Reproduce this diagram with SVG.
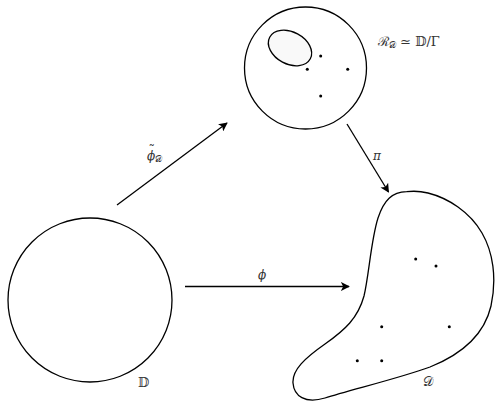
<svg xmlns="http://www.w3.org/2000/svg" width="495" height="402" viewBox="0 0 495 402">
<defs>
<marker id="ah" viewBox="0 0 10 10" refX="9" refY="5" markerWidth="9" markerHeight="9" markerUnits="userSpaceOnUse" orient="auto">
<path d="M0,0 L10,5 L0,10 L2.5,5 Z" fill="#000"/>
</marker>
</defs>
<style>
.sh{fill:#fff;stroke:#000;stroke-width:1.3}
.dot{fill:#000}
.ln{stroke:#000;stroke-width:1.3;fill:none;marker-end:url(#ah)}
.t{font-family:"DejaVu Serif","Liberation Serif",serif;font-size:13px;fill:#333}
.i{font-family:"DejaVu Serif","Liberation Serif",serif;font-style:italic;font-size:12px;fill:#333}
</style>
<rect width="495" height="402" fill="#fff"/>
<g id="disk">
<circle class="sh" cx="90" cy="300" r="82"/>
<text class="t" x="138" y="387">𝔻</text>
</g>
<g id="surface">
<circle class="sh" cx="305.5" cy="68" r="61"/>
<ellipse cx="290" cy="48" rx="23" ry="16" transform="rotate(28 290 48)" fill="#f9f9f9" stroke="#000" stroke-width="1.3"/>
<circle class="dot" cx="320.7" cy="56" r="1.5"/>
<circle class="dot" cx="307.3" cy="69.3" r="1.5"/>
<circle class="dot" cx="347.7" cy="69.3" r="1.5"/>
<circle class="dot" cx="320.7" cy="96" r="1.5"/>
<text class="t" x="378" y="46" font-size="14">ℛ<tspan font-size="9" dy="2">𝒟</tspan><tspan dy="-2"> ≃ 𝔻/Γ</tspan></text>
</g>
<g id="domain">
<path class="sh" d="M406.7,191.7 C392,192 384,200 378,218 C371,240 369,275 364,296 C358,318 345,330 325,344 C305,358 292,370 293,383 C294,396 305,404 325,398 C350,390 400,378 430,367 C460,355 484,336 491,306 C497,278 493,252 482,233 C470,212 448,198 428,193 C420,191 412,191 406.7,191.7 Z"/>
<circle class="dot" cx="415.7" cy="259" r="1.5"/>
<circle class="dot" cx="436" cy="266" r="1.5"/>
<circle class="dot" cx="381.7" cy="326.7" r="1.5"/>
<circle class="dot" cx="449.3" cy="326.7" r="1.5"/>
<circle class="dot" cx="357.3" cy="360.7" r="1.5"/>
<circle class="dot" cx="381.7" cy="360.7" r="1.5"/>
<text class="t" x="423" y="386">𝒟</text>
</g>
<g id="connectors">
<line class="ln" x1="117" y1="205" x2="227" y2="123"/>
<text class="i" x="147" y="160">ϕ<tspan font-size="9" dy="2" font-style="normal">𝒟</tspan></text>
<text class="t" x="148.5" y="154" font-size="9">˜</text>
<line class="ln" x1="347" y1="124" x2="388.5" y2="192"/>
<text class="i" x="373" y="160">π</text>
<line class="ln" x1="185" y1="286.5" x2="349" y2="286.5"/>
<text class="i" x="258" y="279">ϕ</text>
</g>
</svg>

★ ★ ★ ★

Set task: Copy every line of the data exactly as written, excluding the pictures.

Task solution:
Reproduce this diagram with SVG.
<svg xmlns="http://www.w3.org/2000/svg" width="495" height="402" viewBox="0 0 495 402">
<defs>
<marker id="ah" viewBox="0 0 10 10" refX="9" refY="5" markerWidth="9" markerHeight="9" markerUnits="userSpaceOnUse" orient="auto">
<path d="M0,0 L10,5 L0,10 L2.5,5 Z" fill="#000"/>
</marker>
</defs>
<style>
.sh{fill:#fff;stroke:#000;stroke-width:1.3}
.dot{fill:#000}
.ln{stroke:#000;stroke-width:1.3;fill:none;marker-end:url(#ah)}
.t{font-family:"DejaVu Serif","Liberation Serif",serif;font-size:13px;fill:#333}
.i{font-family:"DejaVu Serif","Liberation Serif",serif;font-style:italic;font-size:12px;fill:#333}
</style>
<rect width="495" height="402" fill="#fff"/>
<g id="disk">
<circle class="sh" cx="90" cy="300" r="82"/>
<text class="t" x="138" y="387">𝔻</text>
</g>
<g id="surface">
<circle class="sh" cx="305.5" cy="68" r="61"/>
<ellipse cx="290" cy="48" rx="23" ry="16" transform="rotate(28 290 48)" fill="#f9f9f9" stroke="#000" stroke-width="1.3"/>
<circle class="dot" cx="320.7" cy="56" r="1.5"/>
<circle class="dot" cx="307.3" cy="69.3" r="1.5"/>
<circle class="dot" cx="347.7" cy="69.3" r="1.5"/>
<circle class="dot" cx="320.7" cy="96" r="1.5"/>
<text class="t" x="378" y="46" font-size="14">ℛ<tspan font-size="9" dy="2">𝒟</tspan><tspan dy="-2"> ≃ 𝔻/Γ</tspan></text>
</g>
<g id="domain">
<path class="sh" d="M406.7,191.7 C392,192 384,200 378,218 C371,240 369,275 364,296 C358,318 345,330 325,344 C305,358 292,370 293,383 C294,396 305,404 325,398 C350,390 400,378 430,367 C460,355 484,336 491,306 C497,278 493,252 482,233 C470,212 448,198 428,193 C420,191 412,191 406.7,191.7 Z"/>
<circle class="dot" cx="415.7" cy="259" r="1.5"/>
<circle class="dot" cx="436" cy="266" r="1.5"/>
<circle class="dot" cx="381.7" cy="326.7" r="1.5"/>
<circle class="dot" cx="449.3" cy="326.7" r="1.5"/>
<circle class="dot" cx="357.3" cy="360.7" r="1.5"/>
<circle class="dot" cx="381.7" cy="360.7" r="1.5"/>
<text class="t" x="423" y="386">𝒟</text>
</g>
<g id="connectors">
<line class="ln" x1="117" y1="205" x2="227" y2="123"/>
<text class="i" x="147" y="160">ϕ<tspan font-size="9" dy="2" font-style="normal">𝒟</tspan></text>
<text class="t" x="148.5" y="154" font-size="9">˜</text>
<line class="ln" x1="347" y1="124" x2="388.5" y2="192"/>
<text class="i" x="373" y="160">π</text>
<line class="ln" x1="185" y1="286.5" x2="349" y2="286.5"/>
<text class="i" x="258" y="279">ϕ</text>
</g>
</svg>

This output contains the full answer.